Rogowski freut sich über die Steuerreform. Er dreht sich in seinem schwarzen Sessel zum Publikum und sagt: "Zur Gegenfinanzierung empfehle ich die Rasenmähermethode: Alle Subventionen müssen um 20 Prozent gekürzt werden." Klatschen. "Seien wir doch ehrlich, kein Mensch braucht die Eigenheimzulage." Heftiger Applaus. Viele der Zuhörer sind Vermieter und Eigenheimbesitzer. Dann ist Krautter dran: "Ich finde es traurig, wie Herr Merz angegriffen wurde für seine Kritik an den Gewerkschaften und ihm niemand zur Seite stand ... Diese Bundesregierung ist doch nicht handlungsfähig!"

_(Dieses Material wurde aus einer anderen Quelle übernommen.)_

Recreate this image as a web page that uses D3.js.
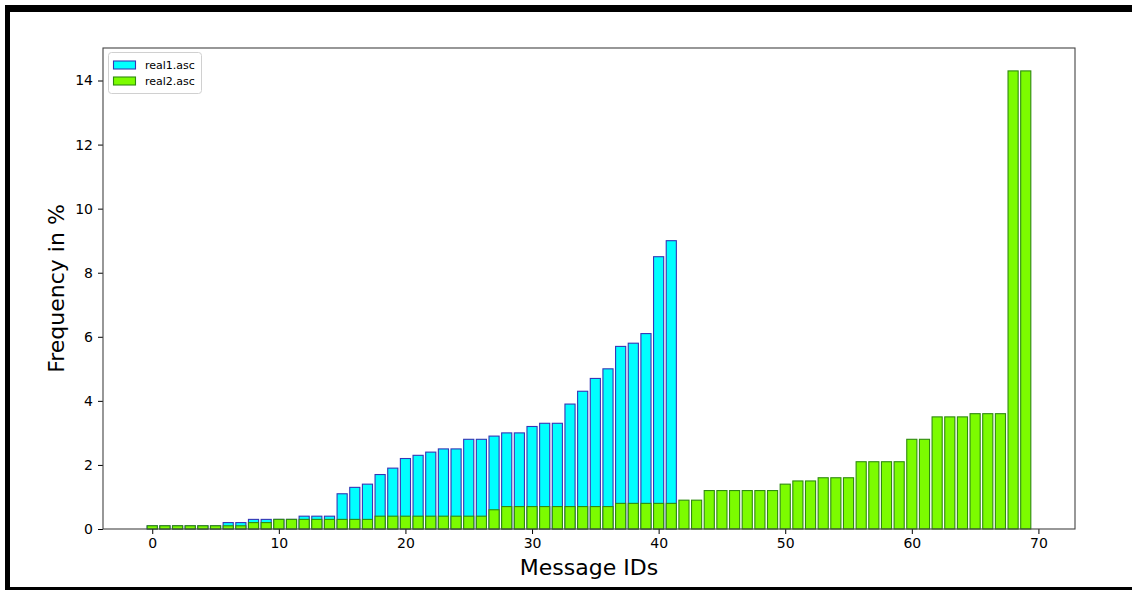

Wie reformstark und handlungsfähig die rot-grüne Führungstruppe in Berlin ist, will Wolfgang Clement bei der "Initiative Neue Soziale Marktwirtschaft" beweisen. Angekündigt wird er mit dem Satz: "Der Macher aus NRW". Der Superminister für Wirtschaft und Arbeit, der Umkrempler des Landes, der Mann, der gegen Gott und die Gewerkschaften antritt, weil er fordert, dass ein Feiertag abgeschafft wird, um mehr zu arbeiten, produktiver zu werden. "Auch diese Veranstaltung sollte an einem Sonntag stattfinden, damit in Ihren Betrieben nicht ein Arbeitstag flöten geht", sagt er. "Sie mögen mich ja für einen Phantasten halten, aber ich halte Vollbeschäftigung für möglich", verkündet er auf einer SPD-Tagung nur eine Woche später. Die Arbeitslosenzahl liegt in diesem Augenblick bei 4,25 Millionen.
Als im Staatsratsgebäude die "Initiative Neue Soziale Marktwirtschaft" mit einem Schlusswort von Hans Tietmeyer, dem ehemaligen Bundesbankchef, endet, schreitet das Unternehmer-Mittelstands-Publikum die breiten Treppen des Hauses hinab. In der Eingangshalle drücken ihnen Hostessen weiße Tüten in die Hände. Darauf liest man: "An die Arbeit!" In der Tüte liegen ein paar Arbeitshandschuhe. Die Regenmacher haben sie eigentlich nicht nötig.